All this exposes both how the character of ideological violence has degenerated and how rage has become a feature of public life. The social and moral boundaries that act as firewalls against such behaviour have weakened. Western societies have become socially atomised. The influence of institutions that once helped socialise individuals and inculcate them with a sense of obligation to others, from the church to trade unions, has declined. So has that of progressive movements that gave social grievance a political form.
The Khalid Masoods and James Harris Jacksons of this world may be few but they are proliferating – angry, unbalanced individuals, detached from wider society and its norms, denied political outlets for their disaffections and who find in Islamism or white nationalism the salve for their resentments and justification for their actions.
From one perspective, low-tech terrorism reveals the weaknesses of jihadi groups and the difficulties they have in organising more high-profile atrocities such as 7/7 or the Paris attacks. From another perspective, however, we have to accept that because such attacks are low-tech, they are more difficult to prevent.
This raises questions about how the authorities, the media and the public should react to such events. The immediate response to the Masood attack – the courage of those who went to help the injured, the stoicism of Londoners carrying on as usual – was measured and inspiring. But the wall-to-wall media coverage and speculation that followed, and the high-publicity nationwide police operations, have had the effect of making a low-tech attack seem more like a major 7/7 kind of incident. The authorities need to gather information on perpetrators and ensure public safety. But what the past week has shown is the need to reset the balance between pursuing such aims and giving exaggerated weight to the attack. Otherwise the reaction to terror will itself provide the ‘statement’ that terrorists crave.

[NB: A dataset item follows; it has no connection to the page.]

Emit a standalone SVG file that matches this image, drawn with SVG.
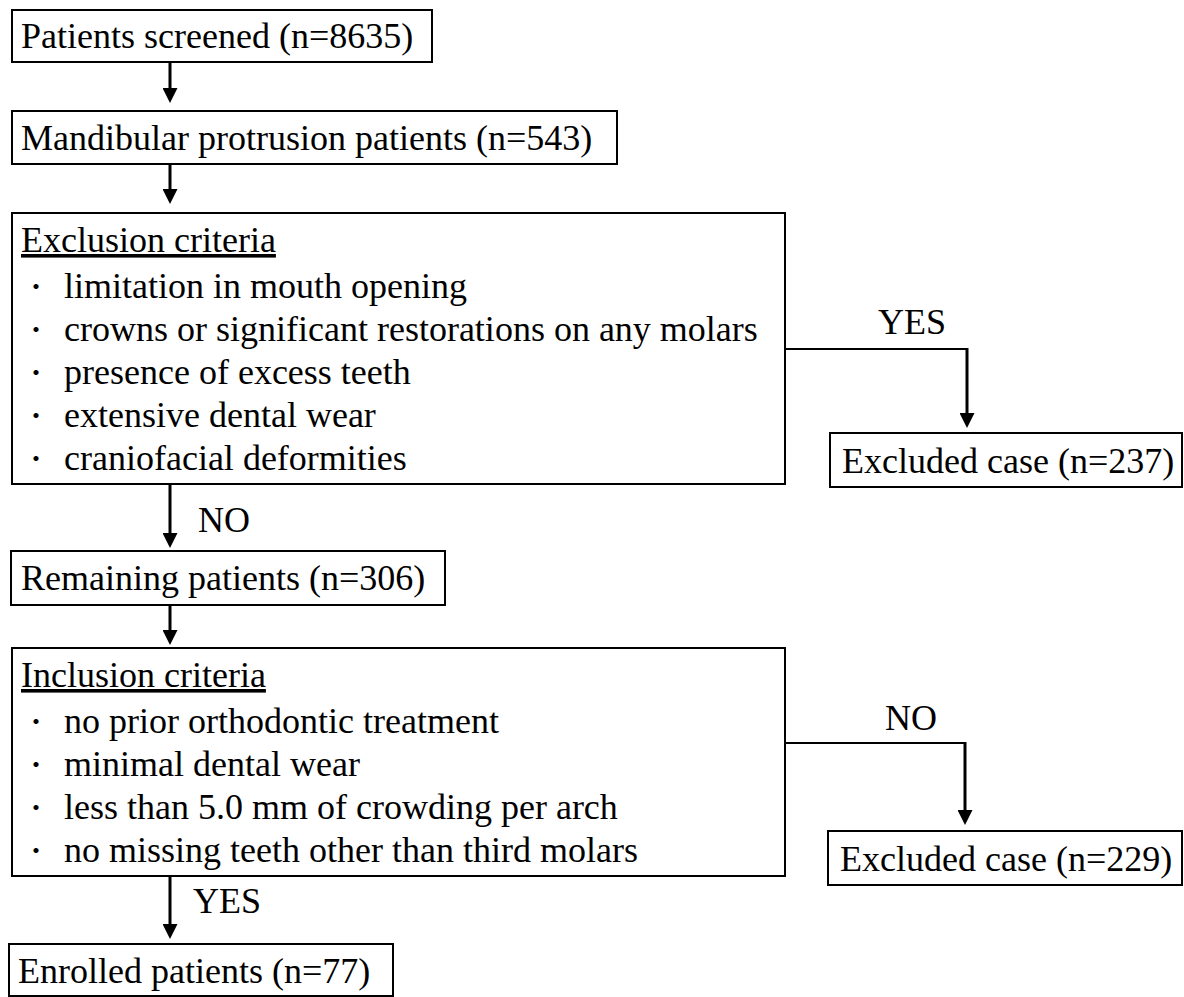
<svg xmlns="http://www.w3.org/2000/svg" width="1184" height="997" viewBox="0 0 1184 997">
<style>
  .t { font-family: "Liberation Serif", "Times New Roman", Times, "DejaVu Serif", serif; font-size: 36px; fill: #000; }
  .dot { font-family: "Noto Sans CJK JP", "Noto Sans CJK SC", sans-serif; font-size: 24px; fill: #000; text-anchor: middle; }
  .box { fill: #fff; stroke: #000; stroke-width: 2; }
  .shaft { stroke: #000; stroke-width: 3; fill: none; }
  .thin { stroke: #000; stroke-width: 2; fill: none; }
  .mid { text-anchor: middle; }
</style>
<defs>
  <marker id="ah" markerWidth="15" markerHeight="15" refX="7" refY="7.5" orient="auto" markerUnits="userSpaceOnUse">
    <path d="M0,0 L15,7.5 L0,15 z" fill="#000"/>
  </marker>
</defs>
<rect width="1184" height="997" fill="#fff"/>

<g id="connectors">
  <line class="shaft" x1="170" y1="62" x2="170" y2="95" marker-end="url(#ah)"/>
  <line class="shaft" x1="170" y1="164" x2="170" y2="196" marker-end="url(#ah)"/>
  <line class="shaft" x1="170" y1="484" x2="170" y2="540" marker-end="url(#ah)"/>
  <line class="shaft" x1="170" y1="605" x2="170" y2="637" marker-end="url(#ah)"/>
  <line class="shaft" x1="170" y1="876" x2="170" y2="931" marker-end="url(#ah)"/>
  <line class="thin" x1="785" y1="349" x2="968" y2="349"/>
  <line class="shaft" x1="967" y1="348" x2="967" y2="420" marker-end="url(#ah)"/>
  <line class="thin" x1="785" y1="743" x2="966" y2="743"/>
  <line class="shaft" x1="965" y1="742" x2="965" y2="817" marker-end="url(#ah)"/>
  <text class="t" x="198" y="532" font-family="Liberation Serif, serif">NO</text>
  <text class="t mid" x="912" y="334" font-family="Liberation Serif, serif">YES</text>
  <text class="t mid" x="911" y="730" font-family="Liberation Serif, serif">NO</text>
  <text class="t" x="193" y="913" font-family="Liberation Serif, serif">YES</text>
</g>

<g id="screened">
  <rect class="box" x="12" y="10" width="420" height="52"/>
  <text class="t" x="21" y="48">Patients screened (n=8635)</text>
</g>

<g id="mandibular">
  <rect class="box" x="12" y="111" width="605" height="53"/>
  <text class="t" x="21" y="150">Mandibular protrusion patients (n=543)</text>
</g>

<g id="exclusion">
  <rect class="box" x="12" y="213" width="773" height="271"/>
  <text class="t" x="21" y="252" text-decoration="underline">Exclusion criteria</text>
  <text class="dot" x="36" y="295">・</text>
  <text class="t" x="64" y="298">limitation in mouth opening</text>
  <text class="dot" x="36" y="338">・</text>
  <text class="t" x="64" y="341">crowns or significant restorations on any molars</text>
  <text class="dot" x="36" y="381">・</text>
  <text class="t" x="64" y="384">presence of excess teeth</text>
  <text class="dot" x="36" y="424">・</text>
  <text class="t" x="64" y="427">extensive dental wear</text>
  <text class="dot" x="36" y="467">・</text>
  <text class="t" x="64" y="470">craniofacial deformities</text>
</g>

<g id="excluded1">
  <rect class="box" x="830" y="433" width="352" height="54"/>
  <text class="t" x="842" y="473">Excluded case (n=237)</text>
</g>

<g id="remaining">
  <rect class="box" x="11" y="551" width="434" height="54"/>
  <text class="t" x="21" y="590">Remaining patients (n=306)</text>
</g>

<g id="inclusion">
  <rect class="box" x="12" y="648" width="773" height="228"/>
  <text class="t" x="21" y="687" text-decoration="underline">Inclusion criteria</text>
  <text class="dot" x="36" y="730">・</text>
  <text class="t" x="64" y="733">no prior orthodontic treatment</text>
  <text class="dot" x="36" y="773">・</text>
  <text class="t" x="64" y="776">minimal dental wear</text>
  <text class="dot" x="36" y="816">・</text>
  <text class="t" x="64" y="819">less than 5.0 mm of crowding per arch</text>
  <text class="dot" x="36" y="859">・</text>
  <text class="t" x="64" y="862">no missing teeth other than third molars</text>
</g>

<g id="excluded2">
  <rect class="box" x="828" y="831" width="354" height="54"/>
  <text class="t" x="840" y="871">Excluded case (n=229)</text>
</g>

<g id="enrolled">
  <rect class="box" x="9" y="944" width="384" height="52"/>
  <text class="t" x="18" y="983">Enrolled patients (n=77)</text>
</g>
</svg>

While low-tech terror may become more common, we need to maintain a sense of perspective. The Westminster attack, like similar ones before it, reveals how easy it is to cause mayhem and disruption in an open, urban, society. But it should also remind us that, given how easy it is to sow terror, these kinds of attacks are relatively infrequent, even allowing for the fact that many are prevented before they come to fruition. Most people have access to cars and knives. The fact that such attacks are, nevertheless, so rare – and, hence, so shocking when they do occur – tells us something powerful about the enduring strength of social bonds.